Information provided »
===
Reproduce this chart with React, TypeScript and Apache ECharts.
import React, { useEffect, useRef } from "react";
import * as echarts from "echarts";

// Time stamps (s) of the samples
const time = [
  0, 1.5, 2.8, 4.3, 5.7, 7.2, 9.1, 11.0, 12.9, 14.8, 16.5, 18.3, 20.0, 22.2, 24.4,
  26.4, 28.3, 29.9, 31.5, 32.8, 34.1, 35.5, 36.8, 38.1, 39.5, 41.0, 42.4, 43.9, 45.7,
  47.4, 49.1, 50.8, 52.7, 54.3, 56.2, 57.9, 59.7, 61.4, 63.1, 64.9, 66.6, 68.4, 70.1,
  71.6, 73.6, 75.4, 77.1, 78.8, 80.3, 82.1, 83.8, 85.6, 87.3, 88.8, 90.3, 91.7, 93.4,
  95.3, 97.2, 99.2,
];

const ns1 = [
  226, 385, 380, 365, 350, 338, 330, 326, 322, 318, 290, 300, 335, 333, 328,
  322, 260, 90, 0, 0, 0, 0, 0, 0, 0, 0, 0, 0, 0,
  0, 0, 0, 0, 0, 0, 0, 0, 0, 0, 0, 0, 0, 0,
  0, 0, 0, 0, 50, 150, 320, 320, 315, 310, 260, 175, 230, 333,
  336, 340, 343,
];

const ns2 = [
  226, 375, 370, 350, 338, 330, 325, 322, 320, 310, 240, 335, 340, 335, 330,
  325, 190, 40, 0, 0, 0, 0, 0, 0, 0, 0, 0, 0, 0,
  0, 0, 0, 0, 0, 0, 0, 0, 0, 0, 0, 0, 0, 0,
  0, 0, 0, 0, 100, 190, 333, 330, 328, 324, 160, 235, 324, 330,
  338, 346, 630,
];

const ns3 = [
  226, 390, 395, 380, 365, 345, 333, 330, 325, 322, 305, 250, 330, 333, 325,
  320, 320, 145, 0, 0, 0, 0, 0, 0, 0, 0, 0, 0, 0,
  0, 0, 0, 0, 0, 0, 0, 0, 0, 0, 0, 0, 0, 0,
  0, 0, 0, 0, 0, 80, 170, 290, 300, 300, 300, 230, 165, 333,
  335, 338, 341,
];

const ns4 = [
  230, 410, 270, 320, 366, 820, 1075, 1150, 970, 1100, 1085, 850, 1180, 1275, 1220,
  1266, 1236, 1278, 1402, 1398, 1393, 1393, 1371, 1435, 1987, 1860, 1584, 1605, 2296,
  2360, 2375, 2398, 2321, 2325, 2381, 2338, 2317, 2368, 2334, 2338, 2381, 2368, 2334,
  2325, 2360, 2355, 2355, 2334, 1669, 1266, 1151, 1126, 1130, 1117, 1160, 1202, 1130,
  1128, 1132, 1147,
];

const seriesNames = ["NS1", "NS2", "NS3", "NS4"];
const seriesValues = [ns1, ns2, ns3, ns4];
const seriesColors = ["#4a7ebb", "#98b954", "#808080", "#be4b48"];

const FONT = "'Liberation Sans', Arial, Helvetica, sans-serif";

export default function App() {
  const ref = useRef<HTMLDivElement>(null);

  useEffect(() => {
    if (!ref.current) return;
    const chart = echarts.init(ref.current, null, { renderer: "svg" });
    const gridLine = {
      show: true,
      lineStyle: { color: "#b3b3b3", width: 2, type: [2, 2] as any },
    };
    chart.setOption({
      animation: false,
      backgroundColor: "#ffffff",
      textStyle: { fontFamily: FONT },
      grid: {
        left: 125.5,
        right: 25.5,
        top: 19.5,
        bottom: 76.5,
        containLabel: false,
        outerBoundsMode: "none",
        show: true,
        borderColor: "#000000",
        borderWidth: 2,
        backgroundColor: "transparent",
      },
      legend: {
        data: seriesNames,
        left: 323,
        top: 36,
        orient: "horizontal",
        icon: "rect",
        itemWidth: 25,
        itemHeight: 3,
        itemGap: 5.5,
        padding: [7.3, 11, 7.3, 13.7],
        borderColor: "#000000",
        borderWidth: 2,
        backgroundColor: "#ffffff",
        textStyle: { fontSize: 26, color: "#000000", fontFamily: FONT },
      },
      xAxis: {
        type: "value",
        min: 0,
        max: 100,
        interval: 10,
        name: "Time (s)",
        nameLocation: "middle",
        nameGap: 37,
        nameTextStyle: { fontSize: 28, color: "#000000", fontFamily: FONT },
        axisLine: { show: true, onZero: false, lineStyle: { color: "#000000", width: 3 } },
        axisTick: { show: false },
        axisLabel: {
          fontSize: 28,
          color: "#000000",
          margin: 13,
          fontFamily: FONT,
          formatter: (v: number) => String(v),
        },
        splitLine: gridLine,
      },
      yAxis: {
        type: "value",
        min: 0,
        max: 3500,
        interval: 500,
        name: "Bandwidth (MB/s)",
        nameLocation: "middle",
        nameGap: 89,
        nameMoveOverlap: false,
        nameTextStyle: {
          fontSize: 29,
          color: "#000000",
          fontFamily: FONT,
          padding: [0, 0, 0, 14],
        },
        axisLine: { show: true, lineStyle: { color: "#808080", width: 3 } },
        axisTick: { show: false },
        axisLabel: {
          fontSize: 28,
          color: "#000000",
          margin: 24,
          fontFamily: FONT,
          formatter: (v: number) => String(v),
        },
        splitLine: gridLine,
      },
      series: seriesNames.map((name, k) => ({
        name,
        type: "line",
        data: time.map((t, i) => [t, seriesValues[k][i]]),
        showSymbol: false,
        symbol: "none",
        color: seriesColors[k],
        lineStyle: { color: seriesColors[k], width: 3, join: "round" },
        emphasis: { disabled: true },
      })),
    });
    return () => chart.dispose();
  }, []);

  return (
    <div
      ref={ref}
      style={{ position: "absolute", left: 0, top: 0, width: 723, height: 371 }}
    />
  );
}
===
Exercise objective »
Tally up the lines of the listing containing the word "React". Give only the total.

Answer to this exercise »
2